• _Set exercise_
Below is some material; set it all down exactly, apart from the pictures.

- - - - -

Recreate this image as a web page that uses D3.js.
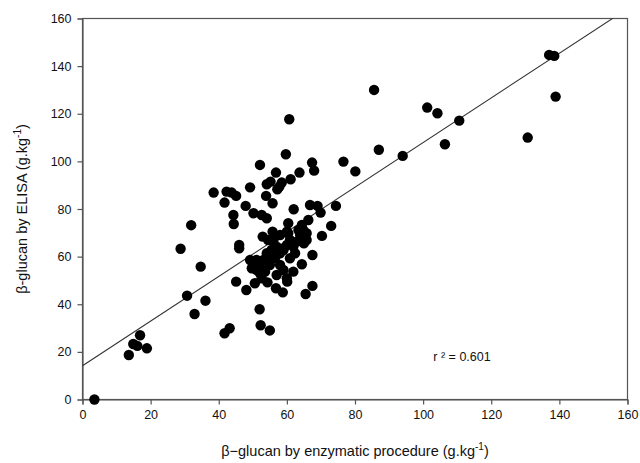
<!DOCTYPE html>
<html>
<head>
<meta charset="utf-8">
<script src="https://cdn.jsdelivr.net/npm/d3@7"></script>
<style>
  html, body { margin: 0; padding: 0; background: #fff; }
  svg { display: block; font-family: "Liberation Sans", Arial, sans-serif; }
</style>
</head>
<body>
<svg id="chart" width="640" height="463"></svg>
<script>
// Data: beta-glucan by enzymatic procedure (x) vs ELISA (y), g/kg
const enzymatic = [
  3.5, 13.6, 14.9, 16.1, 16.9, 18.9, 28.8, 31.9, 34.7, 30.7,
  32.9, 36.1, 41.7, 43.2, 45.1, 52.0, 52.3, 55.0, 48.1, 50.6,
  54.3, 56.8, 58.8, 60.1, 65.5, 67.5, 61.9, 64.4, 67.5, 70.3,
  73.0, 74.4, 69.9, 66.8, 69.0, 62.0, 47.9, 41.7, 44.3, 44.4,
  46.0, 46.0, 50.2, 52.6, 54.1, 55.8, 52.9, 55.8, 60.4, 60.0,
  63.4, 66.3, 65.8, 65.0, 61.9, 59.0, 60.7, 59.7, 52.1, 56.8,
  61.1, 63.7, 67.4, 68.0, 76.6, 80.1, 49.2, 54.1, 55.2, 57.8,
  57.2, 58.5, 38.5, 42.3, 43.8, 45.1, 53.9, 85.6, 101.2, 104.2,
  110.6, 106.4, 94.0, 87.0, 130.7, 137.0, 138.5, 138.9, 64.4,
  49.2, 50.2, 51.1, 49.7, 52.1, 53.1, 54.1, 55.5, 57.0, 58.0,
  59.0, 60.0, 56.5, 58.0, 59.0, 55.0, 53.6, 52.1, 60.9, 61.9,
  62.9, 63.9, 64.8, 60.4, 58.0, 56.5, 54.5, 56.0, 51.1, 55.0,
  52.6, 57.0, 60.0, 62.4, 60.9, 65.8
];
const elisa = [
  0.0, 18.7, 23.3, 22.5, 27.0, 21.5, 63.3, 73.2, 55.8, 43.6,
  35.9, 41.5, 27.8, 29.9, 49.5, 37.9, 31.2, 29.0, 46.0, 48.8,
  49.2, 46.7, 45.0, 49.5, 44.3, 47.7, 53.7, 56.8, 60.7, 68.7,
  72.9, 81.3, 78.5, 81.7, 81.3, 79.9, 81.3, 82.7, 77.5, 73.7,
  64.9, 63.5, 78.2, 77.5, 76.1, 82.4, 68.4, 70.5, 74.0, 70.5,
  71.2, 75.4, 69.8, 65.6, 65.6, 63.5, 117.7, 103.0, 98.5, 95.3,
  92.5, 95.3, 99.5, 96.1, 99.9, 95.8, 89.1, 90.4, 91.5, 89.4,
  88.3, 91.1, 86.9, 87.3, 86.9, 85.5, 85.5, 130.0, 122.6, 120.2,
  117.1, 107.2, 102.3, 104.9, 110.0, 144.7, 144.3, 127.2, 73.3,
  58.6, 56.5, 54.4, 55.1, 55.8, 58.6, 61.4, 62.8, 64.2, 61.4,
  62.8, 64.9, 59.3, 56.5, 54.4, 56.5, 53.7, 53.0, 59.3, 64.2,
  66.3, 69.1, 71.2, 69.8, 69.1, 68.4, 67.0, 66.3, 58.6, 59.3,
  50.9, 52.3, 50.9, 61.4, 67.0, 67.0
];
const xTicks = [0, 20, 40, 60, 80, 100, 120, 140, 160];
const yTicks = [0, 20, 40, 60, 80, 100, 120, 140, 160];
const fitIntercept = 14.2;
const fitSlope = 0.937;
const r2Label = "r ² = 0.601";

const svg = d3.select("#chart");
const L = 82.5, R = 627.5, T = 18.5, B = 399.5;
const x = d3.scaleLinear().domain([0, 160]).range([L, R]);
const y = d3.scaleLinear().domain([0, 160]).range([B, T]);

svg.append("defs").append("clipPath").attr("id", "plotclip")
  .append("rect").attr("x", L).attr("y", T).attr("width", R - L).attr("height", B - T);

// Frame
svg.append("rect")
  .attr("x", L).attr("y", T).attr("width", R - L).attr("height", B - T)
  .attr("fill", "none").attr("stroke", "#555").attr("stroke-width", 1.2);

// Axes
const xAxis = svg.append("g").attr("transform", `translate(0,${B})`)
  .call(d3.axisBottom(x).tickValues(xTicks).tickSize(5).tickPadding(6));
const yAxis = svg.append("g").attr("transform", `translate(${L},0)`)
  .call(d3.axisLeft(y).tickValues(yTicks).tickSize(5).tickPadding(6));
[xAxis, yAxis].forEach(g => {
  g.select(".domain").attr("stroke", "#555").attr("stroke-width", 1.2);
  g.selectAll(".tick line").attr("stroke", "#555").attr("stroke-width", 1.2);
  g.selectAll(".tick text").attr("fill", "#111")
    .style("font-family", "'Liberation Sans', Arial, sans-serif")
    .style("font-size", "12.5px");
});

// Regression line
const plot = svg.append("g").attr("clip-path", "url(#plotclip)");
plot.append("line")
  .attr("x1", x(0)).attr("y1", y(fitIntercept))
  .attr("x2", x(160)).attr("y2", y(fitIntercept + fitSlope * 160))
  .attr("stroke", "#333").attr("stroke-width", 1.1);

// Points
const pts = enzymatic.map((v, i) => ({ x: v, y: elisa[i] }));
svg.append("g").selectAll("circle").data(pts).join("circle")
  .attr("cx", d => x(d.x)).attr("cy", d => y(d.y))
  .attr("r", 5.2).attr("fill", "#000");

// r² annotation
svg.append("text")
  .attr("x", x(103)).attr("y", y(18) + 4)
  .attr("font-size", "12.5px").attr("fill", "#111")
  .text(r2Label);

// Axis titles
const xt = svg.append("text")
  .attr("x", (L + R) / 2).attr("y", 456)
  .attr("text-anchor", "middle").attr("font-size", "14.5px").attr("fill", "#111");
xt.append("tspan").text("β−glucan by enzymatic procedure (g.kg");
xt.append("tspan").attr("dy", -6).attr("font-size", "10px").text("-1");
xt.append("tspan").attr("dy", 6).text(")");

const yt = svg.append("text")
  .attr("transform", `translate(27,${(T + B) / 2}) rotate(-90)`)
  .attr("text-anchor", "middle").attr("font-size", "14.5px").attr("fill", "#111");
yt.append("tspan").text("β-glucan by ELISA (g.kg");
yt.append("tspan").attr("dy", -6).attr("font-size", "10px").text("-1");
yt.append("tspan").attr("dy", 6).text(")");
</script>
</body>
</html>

- - - - -

• _Full solution_
Recreate this image as a web page that uses D3.js.
<!DOCTYPE html>
<html>
<head>
<meta charset="utf-8">
<script src="https://cdn.jsdelivr.net/npm/d3@7"></script>
<style>
  html, body { margin: 0; padding: 0; background: #fff; }
  svg { display: block; font-family: "Liberation Sans", Arial, sans-serif; }
</style>
</head>
<body>
<svg id="chart" width="640" height="463"></svg>
<script>
// Data: beta-glucan by enzymatic procedure (x) vs ELISA (y), g/kg
const enzymatic = [
  3.5, 13.6, 14.9, 16.1, 16.9, 18.9, 28.8, 31.9, 34.7, 30.7,
  32.9, 36.1, 41.7, 43.2, 45.1, 52.0, 52.3, 55.0, 48.1, 50.6,
  54.3, 56.8, 58.8, 60.1, 65.5, 67.5, 61.9, 64.4, 67.5, 70.3,
  73.0, 74.4, 69.9, 66.8, 69.0, 62.0, 47.9, 41.7, 44.3, 44.4,
  46.0, 46.0, 50.2, 52.6, 54.1, 55.8, 52.9, 55.8, 60.4, 60.0,
  63.4, 66.3, 65.8, 65.0, 61.9, 59.0, 60.7, 59.7, 52.1, 56.8,
  61.1, 63.7, 67.4, 68.0, 76.6, 80.1, 49.2, 54.1, 55.2, 57.8,
  57.2, 58.5, 38.5, 42.3, 43.8, 45.1, 53.9, 85.6, 101.2, 104.2,
  110.6, 106.4, 94.0, 87.0, 130.7, 137.0, 138.5, 138.9, 64.4,
  49.2, 50.2, 51.1, 49.7, 52.1, 53.1, 54.1, 55.5, 57.0, 58.0,
  59.0, 60.0, 56.5, 58.0, 59.0, 55.0, 53.6, 52.1, 60.9, 61.9,
  62.9, 63.9, 64.8, 60.4, 58.0, 56.5, 54.5, 56.0, 51.1, 55.0,
  52.6, 57.0, 60.0, 62.4, 60.9, 65.8
];
const elisa = [
  0.0, 18.7, 23.3, 22.5, 27.0, 21.5, 63.3, 73.2, 55.8, 43.6,
  35.9, 41.5, 27.8, 29.9, 49.5, 37.9, 31.2, 29.0, 46.0, 48.8,
  49.2, 46.7, 45.0, 49.5, 44.3, 47.7, 53.7, 56.8, 60.7, 68.7,
  72.9, 81.3, 78.5, 81.7, 81.3, 79.9, 81.3, 82.7, 77.5, 73.7,
  64.9, 63.5, 78.2, 77.5, 76.1, 82.4, 68.4, 70.5, 74.0, 70.5,
  71.2, 75.4, 69.8, 65.6, 65.6, 63.5, 117.7, 103.0, 98.5, 95.3,
  92.5, 95.3, 99.5, 96.1, 99.9, 95.8, 89.1, 90.4, 91.5, 89.4,
  88.3, 91.1, 86.9, 87.3, 86.9, 85.5, 85.5, 130.0, 122.6, 120.2,
  117.1, 107.2, 102.3, 104.9, 110.0, 144.7, 144.3, 127.2, 73.3,
  58.6, 56.5, 54.4, 55.1, 55.8, 58.6, 61.4, 62.8, 64.2, 61.4,
  62.8, 64.9, 59.3, 56.5, 54.4, 56.5, 53.7, 53.0, 59.3, 64.2,
  66.3, 69.1, 71.2, 69.8, 69.1, 68.4, 67.0, 66.3, 58.6, 59.3,
  50.9, 52.3, 50.9, 61.4, 67.0, 67.0
];
const xTicks = [0, 20, 40, 60, 80, 100, 120, 140, 160];
const yTicks = [0, 20, 40, 60, 80, 100, 120, 140, 160];
const fitIntercept = 14.2;
const fitSlope = 0.937;
const r2Label = "r ² = 0.601";

const svg = d3.select("#chart");
const L = 82.5, R = 627.5, T = 18.5, B = 399.5;
const x = d3.scaleLinear().domain([0, 160]).range([L, R]);
const y = d3.scaleLinear().domain([0, 160]).range([B, T]);

svg.append("defs").append("clipPath").attr("id", "plotclip")
  .append("rect").attr("x", L).attr("y", T).attr("width", R - L).attr("height", B - T);

// Frame
svg.append("rect")
  .attr("x", L).attr("y", T).attr("width", R - L).attr("height", B - T)
  .attr("fill", "none").attr("stroke", "#555").attr("stroke-width", 1.2);

// Axes
const xAxis = svg.append("g").attr("transform", `translate(0,${B})`)
  .call(d3.axisBottom(x).tickValues(xTicks).tickSize(5).tickPadding(6));
const yAxis = svg.append("g").attr("transform", `translate(${L},0)`)
  .call(d3.axisLeft(y).tickValues(yTicks).tickSize(5).tickPadding(6));
[xAxis, yAxis].forEach(g => {
  g.select(".domain").attr("stroke", "#555").attr("stroke-width", 1.2);
  g.selectAll(".tick line").attr("stroke", "#555").attr("stroke-width", 1.2);
  g.selectAll(".tick text").attr("fill", "#111")
    .style("font-family", "'Liberation Sans', Arial, sans-serif")
    .style("font-size", "12.5px");
});

// Regression line
const plot = svg.append("g").attr("clip-path", "url(#plotclip)");
plot.append("line")
  .attr("x1", x(0)).attr("y1", y(fitIntercept))
  .attr("x2", x(160)).attr("y2", y(fitIntercept + fitSlope * 160))
  .attr("stroke", "#333").attr("stroke-width", 1.1);

// Points
const pts = enzymatic.map((v, i) => ({ x: v, y: elisa[i] }));
svg.append("g").selectAll("circle").data(pts).join("circle")
  .attr("cx", d => x(d.x)).attr("cy", d => y(d.y))
  .attr("r", 5.2).attr("fill", "#000");

// r² annotation
svg.append("text")
  .attr("x", x(103)).attr("y", y(18) + 4)
  .attr("font-size", "12.5px").attr("fill", "#111")
  .text(r2Label);

// Axis titles
const xt = svg.append("text")
  .attr("x", (L + R) / 2).attr("y", 456)
  .attr("text-anchor", "middle").attr("font-size", "14.5px").attr("fill", "#111");
xt.append("tspan").text("β−glucan by enzymatic procedure (g.kg");
xt.append("tspan").attr("dy", -6).attr("font-size", "10px").text("-1");
xt.append("tspan").attr("dy", 6).text(")");

const yt = svg.append("text")
  .attr("transform", `translate(27,${(T + B) / 2}) rotate(-90)`)
  .attr("text-anchor", "middle").attr("font-size", "14.5px").attr("fill", "#111");
yt.append("tspan").text("β-glucan by ELISA (g.kg");
yt.append("tspan").attr("dy", -6).attr("font-size", "10px").text("-1");
yt.append("tspan").attr("dy", 6).text(")");
</script>
</body>
</html>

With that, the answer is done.